→ INFORMATION SUPPLIED:

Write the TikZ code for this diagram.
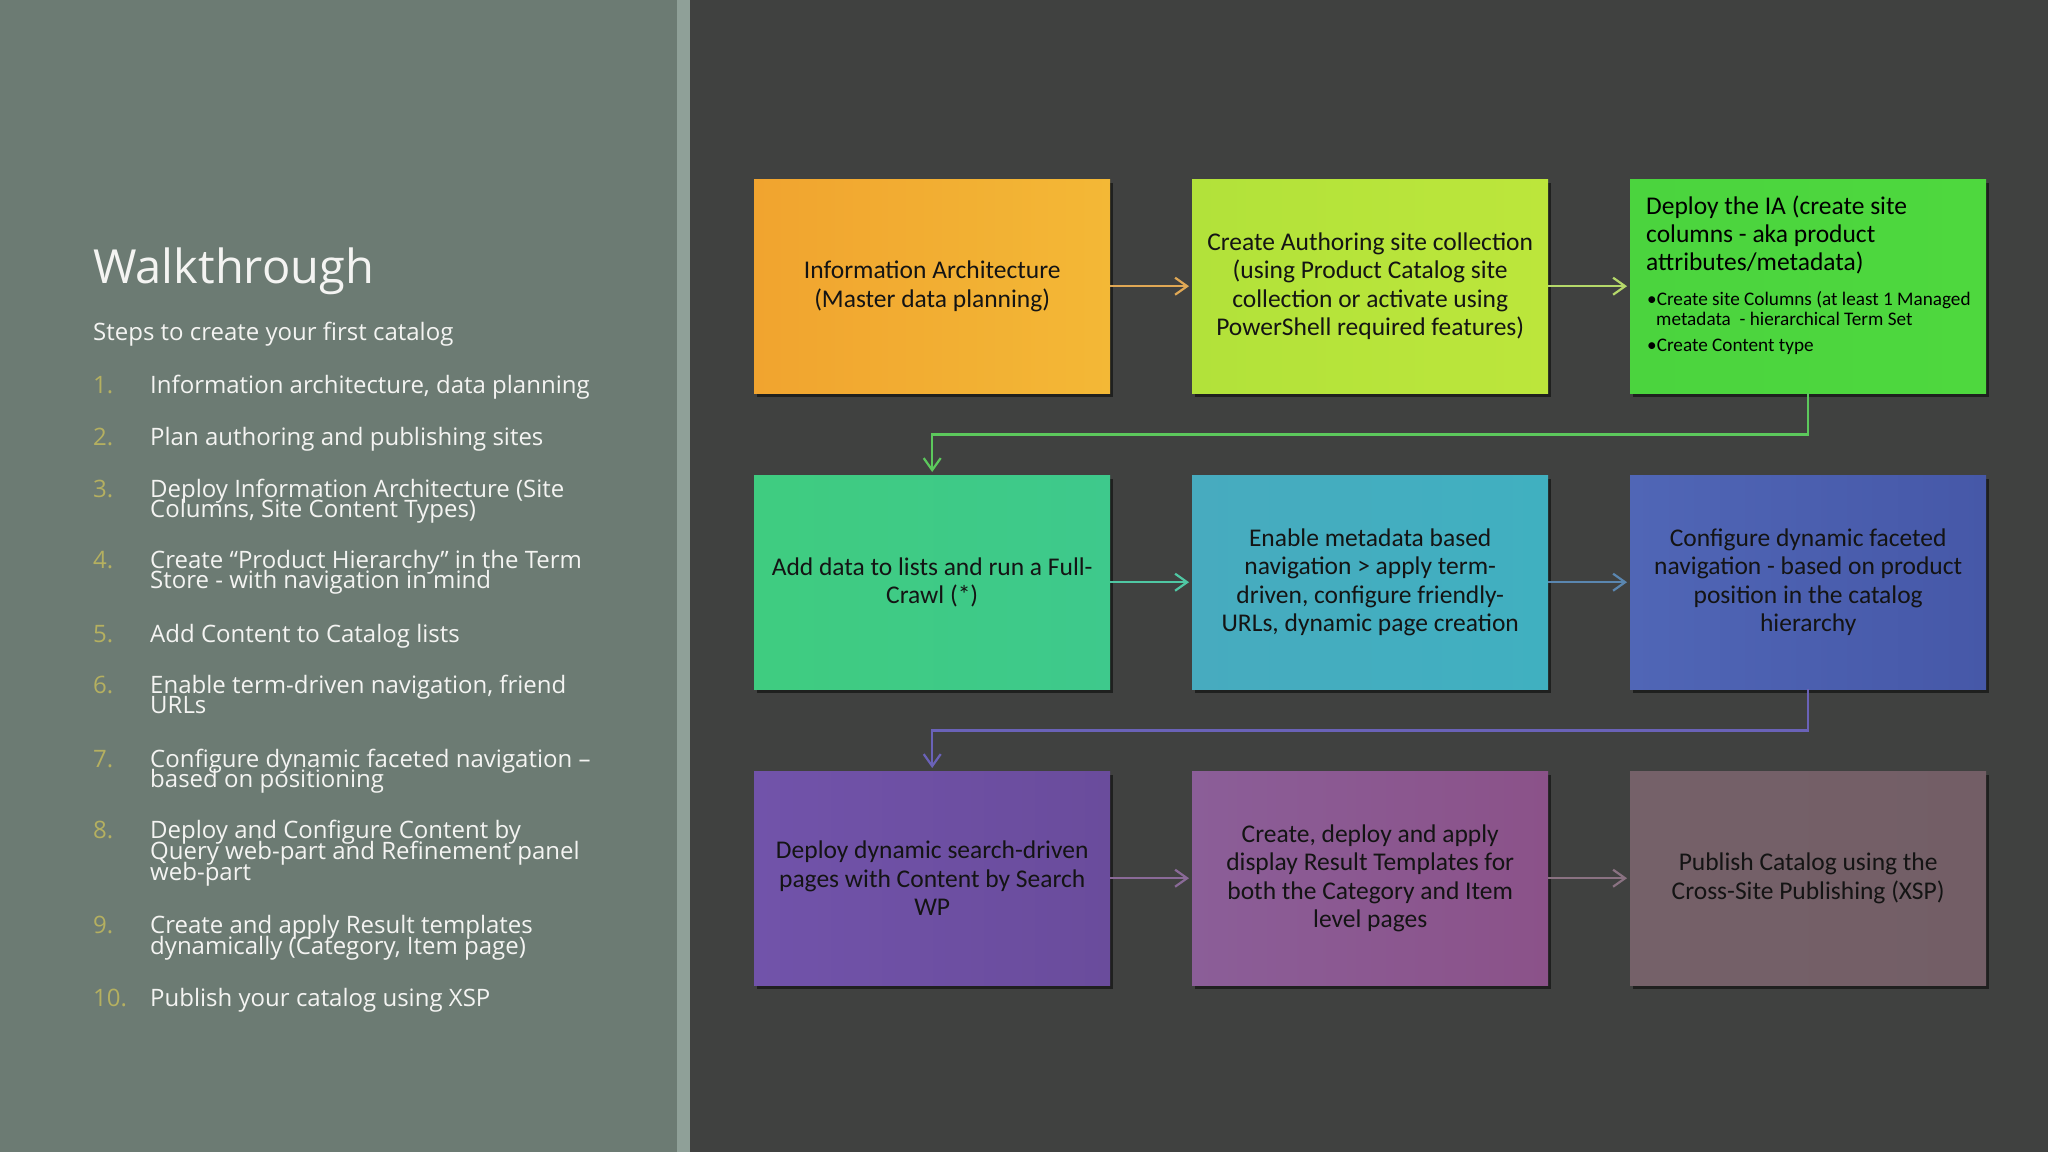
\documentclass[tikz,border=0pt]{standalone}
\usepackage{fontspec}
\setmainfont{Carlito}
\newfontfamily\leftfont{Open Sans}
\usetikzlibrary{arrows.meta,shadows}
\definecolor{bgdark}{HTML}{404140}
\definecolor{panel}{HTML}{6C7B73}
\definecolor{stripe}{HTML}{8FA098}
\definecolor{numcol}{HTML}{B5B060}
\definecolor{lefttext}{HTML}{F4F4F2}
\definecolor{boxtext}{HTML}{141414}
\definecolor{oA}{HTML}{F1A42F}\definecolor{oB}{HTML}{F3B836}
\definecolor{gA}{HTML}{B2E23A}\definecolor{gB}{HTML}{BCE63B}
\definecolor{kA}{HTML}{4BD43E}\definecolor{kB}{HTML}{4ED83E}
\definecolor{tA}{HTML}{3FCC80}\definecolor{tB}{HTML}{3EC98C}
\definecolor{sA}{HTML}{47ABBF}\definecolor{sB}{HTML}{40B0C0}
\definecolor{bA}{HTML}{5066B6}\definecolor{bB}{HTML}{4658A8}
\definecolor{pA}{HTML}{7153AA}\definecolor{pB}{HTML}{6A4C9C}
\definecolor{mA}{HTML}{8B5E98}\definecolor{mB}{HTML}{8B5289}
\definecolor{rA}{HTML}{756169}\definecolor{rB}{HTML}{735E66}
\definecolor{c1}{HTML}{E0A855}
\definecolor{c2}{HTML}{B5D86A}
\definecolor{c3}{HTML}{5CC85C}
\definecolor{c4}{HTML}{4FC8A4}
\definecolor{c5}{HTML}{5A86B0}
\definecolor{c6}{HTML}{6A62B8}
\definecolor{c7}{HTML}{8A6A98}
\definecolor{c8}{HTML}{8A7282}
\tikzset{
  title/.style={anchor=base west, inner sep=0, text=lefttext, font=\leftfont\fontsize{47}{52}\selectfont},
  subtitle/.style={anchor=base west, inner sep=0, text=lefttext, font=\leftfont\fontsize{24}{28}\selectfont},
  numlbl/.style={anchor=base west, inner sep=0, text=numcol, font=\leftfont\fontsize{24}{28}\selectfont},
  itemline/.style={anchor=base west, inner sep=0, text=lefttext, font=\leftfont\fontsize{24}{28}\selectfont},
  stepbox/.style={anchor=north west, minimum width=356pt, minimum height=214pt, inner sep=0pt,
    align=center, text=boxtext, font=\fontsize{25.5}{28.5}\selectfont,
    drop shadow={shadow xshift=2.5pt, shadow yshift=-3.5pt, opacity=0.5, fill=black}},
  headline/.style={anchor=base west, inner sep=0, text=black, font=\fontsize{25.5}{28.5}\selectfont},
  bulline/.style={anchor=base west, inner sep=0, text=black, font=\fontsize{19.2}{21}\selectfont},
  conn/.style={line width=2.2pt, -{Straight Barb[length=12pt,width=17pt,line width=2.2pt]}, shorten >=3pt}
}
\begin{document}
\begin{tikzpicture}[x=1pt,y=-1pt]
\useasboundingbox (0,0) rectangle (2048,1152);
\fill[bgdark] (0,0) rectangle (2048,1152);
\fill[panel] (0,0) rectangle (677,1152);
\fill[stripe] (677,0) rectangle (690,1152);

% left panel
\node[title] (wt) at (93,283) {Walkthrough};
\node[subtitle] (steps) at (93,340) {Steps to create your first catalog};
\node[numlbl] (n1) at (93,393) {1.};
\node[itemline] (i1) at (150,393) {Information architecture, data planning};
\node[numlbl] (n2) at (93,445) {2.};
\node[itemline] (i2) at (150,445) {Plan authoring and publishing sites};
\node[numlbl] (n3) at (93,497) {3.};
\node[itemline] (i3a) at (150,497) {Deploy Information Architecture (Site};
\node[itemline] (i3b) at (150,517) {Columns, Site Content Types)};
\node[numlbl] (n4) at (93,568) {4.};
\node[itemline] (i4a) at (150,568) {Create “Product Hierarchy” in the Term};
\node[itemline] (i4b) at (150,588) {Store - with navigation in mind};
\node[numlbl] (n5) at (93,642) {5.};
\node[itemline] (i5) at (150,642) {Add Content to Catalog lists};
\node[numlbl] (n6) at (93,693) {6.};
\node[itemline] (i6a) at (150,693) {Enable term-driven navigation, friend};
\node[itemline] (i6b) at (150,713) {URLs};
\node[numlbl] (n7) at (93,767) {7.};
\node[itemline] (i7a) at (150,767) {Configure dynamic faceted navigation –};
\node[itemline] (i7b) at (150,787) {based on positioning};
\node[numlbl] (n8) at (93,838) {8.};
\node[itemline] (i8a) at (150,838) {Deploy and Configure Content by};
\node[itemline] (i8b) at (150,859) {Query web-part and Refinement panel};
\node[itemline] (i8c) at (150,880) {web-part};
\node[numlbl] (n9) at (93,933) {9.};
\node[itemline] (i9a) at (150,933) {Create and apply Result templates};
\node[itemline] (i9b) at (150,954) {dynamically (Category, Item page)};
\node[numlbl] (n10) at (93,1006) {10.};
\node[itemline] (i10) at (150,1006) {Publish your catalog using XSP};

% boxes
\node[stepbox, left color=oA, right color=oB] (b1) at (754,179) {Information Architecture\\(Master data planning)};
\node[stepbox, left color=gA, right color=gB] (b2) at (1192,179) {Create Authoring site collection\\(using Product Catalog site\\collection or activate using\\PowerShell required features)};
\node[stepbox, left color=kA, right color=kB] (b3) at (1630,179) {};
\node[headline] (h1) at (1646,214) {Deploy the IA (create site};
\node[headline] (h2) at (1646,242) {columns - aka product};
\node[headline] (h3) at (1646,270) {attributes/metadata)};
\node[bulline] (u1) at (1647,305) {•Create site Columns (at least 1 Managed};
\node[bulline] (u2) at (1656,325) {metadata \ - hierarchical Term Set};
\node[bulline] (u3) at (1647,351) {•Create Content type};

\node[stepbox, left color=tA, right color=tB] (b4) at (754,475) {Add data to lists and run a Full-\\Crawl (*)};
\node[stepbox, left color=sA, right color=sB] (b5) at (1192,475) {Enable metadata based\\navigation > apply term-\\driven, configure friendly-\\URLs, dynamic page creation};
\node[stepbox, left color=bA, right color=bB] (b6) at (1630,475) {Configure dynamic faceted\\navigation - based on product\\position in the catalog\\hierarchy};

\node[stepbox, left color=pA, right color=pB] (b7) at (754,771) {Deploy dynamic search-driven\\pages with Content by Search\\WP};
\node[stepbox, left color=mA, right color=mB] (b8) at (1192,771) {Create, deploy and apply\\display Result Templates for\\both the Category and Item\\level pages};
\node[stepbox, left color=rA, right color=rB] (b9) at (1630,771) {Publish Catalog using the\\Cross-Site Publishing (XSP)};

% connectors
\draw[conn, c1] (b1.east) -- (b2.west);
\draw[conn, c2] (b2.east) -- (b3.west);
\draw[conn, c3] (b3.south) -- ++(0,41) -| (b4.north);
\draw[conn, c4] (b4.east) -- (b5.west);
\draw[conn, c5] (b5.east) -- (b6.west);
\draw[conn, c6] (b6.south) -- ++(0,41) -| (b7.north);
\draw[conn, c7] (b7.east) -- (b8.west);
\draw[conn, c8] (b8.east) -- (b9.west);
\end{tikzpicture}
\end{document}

→ THE PROBLEM: Set the pictures aside and transcribe the data above exactly.

→ EXERCISE RESPONSE:
Write the TikZ code for this diagram.
\documentclass[tikz,border=0pt]{standalone}
\usepackage{fontspec}
\setmainfont{Carlito}
\newfontfamily\leftfont{Open Sans}
\usetikzlibrary{arrows.meta,shadows}
\definecolor{bgdark}{HTML}{404140}
\definecolor{panel}{HTML}{6C7B73}
\definecolor{stripe}{HTML}{8FA098}
\definecolor{numcol}{HTML}{B5B060}
\definecolor{lefttext}{HTML}{F4F4F2}
\definecolor{boxtext}{HTML}{141414}
\definecolor{oA}{HTML}{F1A42F}\definecolor{oB}{HTML}{F3B836}
\definecolor{gA}{HTML}{B2E23A}\definecolor{gB}{HTML}{BCE63B}
\definecolor{kA}{HTML}{4BD43E}\definecolor{kB}{HTML}{4ED83E}
\definecolor{tA}{HTML}{3FCC80}\definecolor{tB}{HTML}{3EC98C}
\definecolor{sA}{HTML}{47ABBF}\definecolor{sB}{HTML}{40B0C0}
\definecolor{bA}{HTML}{5066B6}\definecolor{bB}{HTML}{4658A8}
\definecolor{pA}{HTML}{7153AA}\definecolor{pB}{HTML}{6A4C9C}
\definecolor{mA}{HTML}{8B5E98}\definecolor{mB}{HTML}{8B5289}
\definecolor{rA}{HTML}{756169}\definecolor{rB}{HTML}{735E66}
\definecolor{c1}{HTML}{E0A855}
\definecolor{c2}{HTML}{B5D86A}
\definecolor{c3}{HTML}{5CC85C}
\definecolor{c4}{HTML}{4FC8A4}
\definecolor{c5}{HTML}{5A86B0}
\definecolor{c6}{HTML}{6A62B8}
\definecolor{c7}{HTML}{8A6A98}
\definecolor{c8}{HTML}{8A7282}
\tikzset{
  title/.style={anchor=base west, inner sep=0, text=lefttext, font=\leftfont\fontsize{47}{52}\selectfont},
  subtitle/.style={anchor=base west, inner sep=0, text=lefttext, font=\leftfont\fontsize{24}{28}\selectfont},
  numlbl/.style={anchor=base west, inner sep=0, text=numcol, font=\leftfont\fontsize{24}{28}\selectfont},
  itemline/.style={anchor=base west, inner sep=0, text=lefttext, font=\leftfont\fontsize{24}{28}\selectfont},
  stepbox/.style={anchor=north west, minimum width=356pt, minimum height=214pt, inner sep=0pt,
    align=center, text=boxtext, font=\fontsize{25.5}{28.5}\selectfont,
    drop shadow={shadow xshift=2.5pt, shadow yshift=-3.5pt, opacity=0.5, fill=black}},
  headline/.style={anchor=base west, inner sep=0, text=black, font=\fontsize{25.5}{28.5}\selectfont},
  bulline/.style={anchor=base west, inner sep=0, text=black, font=\fontsize{19.2}{21}\selectfont},
  conn/.style={line width=2.2pt, -{Straight Barb[length=12pt,width=17pt,line width=2.2pt]}, shorten >=3pt}
}
\begin{document}
\begin{tikzpicture}[x=1pt,y=-1pt]
\useasboundingbox (0,0) rectangle (2048,1152);
\fill[bgdark] (0,0) rectangle (2048,1152);
\fill[panel] (0,0) rectangle (677,1152);
\fill[stripe] (677,0) rectangle (690,1152);

% left panel
\node[title] (wt) at (93,283) {Walkthrough};
\node[subtitle] (steps) at (93,340) {Steps to create your first catalog};
\node[numlbl] (n1) at (93,393) {1.};
\node[itemline] (i1) at (150,393) {Information architecture, data planning};
\node[numlbl] (n2) at (93,445) {2.};
\node[itemline] (i2) at (150,445) {Plan authoring and publishing sites};
\node[numlbl] (n3) at (93,497) {3.};
\node[itemline] (i3a) at (150,497) {Deploy Information Architecture (Site};
\node[itemline] (i3b) at (150,517) {Columns, Site Content Types)};
\node[numlbl] (n4) at (93,568) {4.};
\node[itemline] (i4a) at (150,568) {Create “Product Hierarchy” in the Term};
\node[itemline] (i4b) at (150,588) {Store - with navigation in mind};
\node[numlbl] (n5) at (93,642) {5.};
\node[itemline] (i5) at (150,642) {Add Content to Catalog lists};
\node[numlbl] (n6) at (93,693) {6.};
\node[itemline] (i6a) at (150,693) {Enable term-driven navigation, friend};
\node[itemline] (i6b) at (150,713) {URLs};
\node[numlbl] (n7) at (93,767) {7.};
\node[itemline] (i7a) at (150,767) {Configure dynamic faceted navigation –};
\node[itemline] (i7b) at (150,787) {based on positioning};
\node[numlbl] (n8) at (93,838) {8.};
\node[itemline] (i8a) at (150,838) {Deploy and Configure Content by};
\node[itemline] (i8b) at (150,859) {Query web-part and Refinement panel};
\node[itemline] (i8c) at (150,880) {web-part};
\node[numlbl] (n9) at (93,933) {9.};
\node[itemline] (i9a) at (150,933) {Create and apply Result templates};
\node[itemline] (i9b) at (150,954) {dynamically (Category, Item page)};
\node[numlbl] (n10) at (93,1006) {10.};
\node[itemline] (i10) at (150,1006) {Publish your catalog using XSP};

% boxes
\node[stepbox, left color=oA, right color=oB] (b1) at (754,179) {Information Architecture\\(Master data planning)};
\node[stepbox, left color=gA, right color=gB] (b2) at (1192,179) {Create Authoring site collection\\(using Product Catalog site\\collection or activate using\\PowerShell required features)};
\node[stepbox, left color=kA, right color=kB] (b3) at (1630,179) {};
\node[headline] (h1) at (1646,214) {Deploy the IA (create site};
\node[headline] (h2) at (1646,242) {columns - aka product};
\node[headline] (h3) at (1646,270) {attributes/metadata)};
\node[bulline] (u1) at (1647,305) {•Create site Columns (at least 1 Managed};
\node[bulline] (u2) at (1656,325) {metadata \ - hierarchical Term Set};
\node[bulline] (u3) at (1647,351) {•Create Content type};

\node[stepbox, left color=tA, right color=tB] (b4) at (754,475) {Add data to lists and run a Full-\\Crawl (*)};
\node[stepbox, left color=sA, right color=sB] (b5) at (1192,475) {Enable metadata based\\navigation > apply term-\\driven, configure friendly-\\URLs, dynamic page creation};
\node[stepbox, left color=bA, right color=bB] (b6) at (1630,475) {Configure dynamic faceted\\navigation - based on product\\position in the catalog\\hierarchy};

\node[stepbox, left color=pA, right color=pB] (b7) at (754,771) {Deploy dynamic search-driven\\pages with Content by Search\\WP};
\node[stepbox, left color=mA, right color=mB] (b8) at (1192,771) {Create, deploy and apply\\display Result Templates for\\both the Category and Item\\level pages};
\node[stepbox, left color=rA, right color=rB] (b9) at (1630,771) {Publish Catalog using the\\Cross-Site Publishing (XSP)};

% connectors
\draw[conn, c1] (b1.east) -- (b2.west);
\draw[conn, c2] (b2.east) -- (b3.west);
\draw[conn, c3] (b3.south) -- ++(0,41) -| (b4.north);
\draw[conn, c4] (b4.east) -- (b5.west);
\draw[conn, c5] (b5.east) -- (b6.west);
\draw[conn, c6] (b6.south) -- ++(0,41) -| (b7.north);
\draw[conn, c7] (b7.east) -- (b8.west);
\draw[conn, c8] (b8.east) -- (b9.west);
\end{tikzpicture}
\end{document}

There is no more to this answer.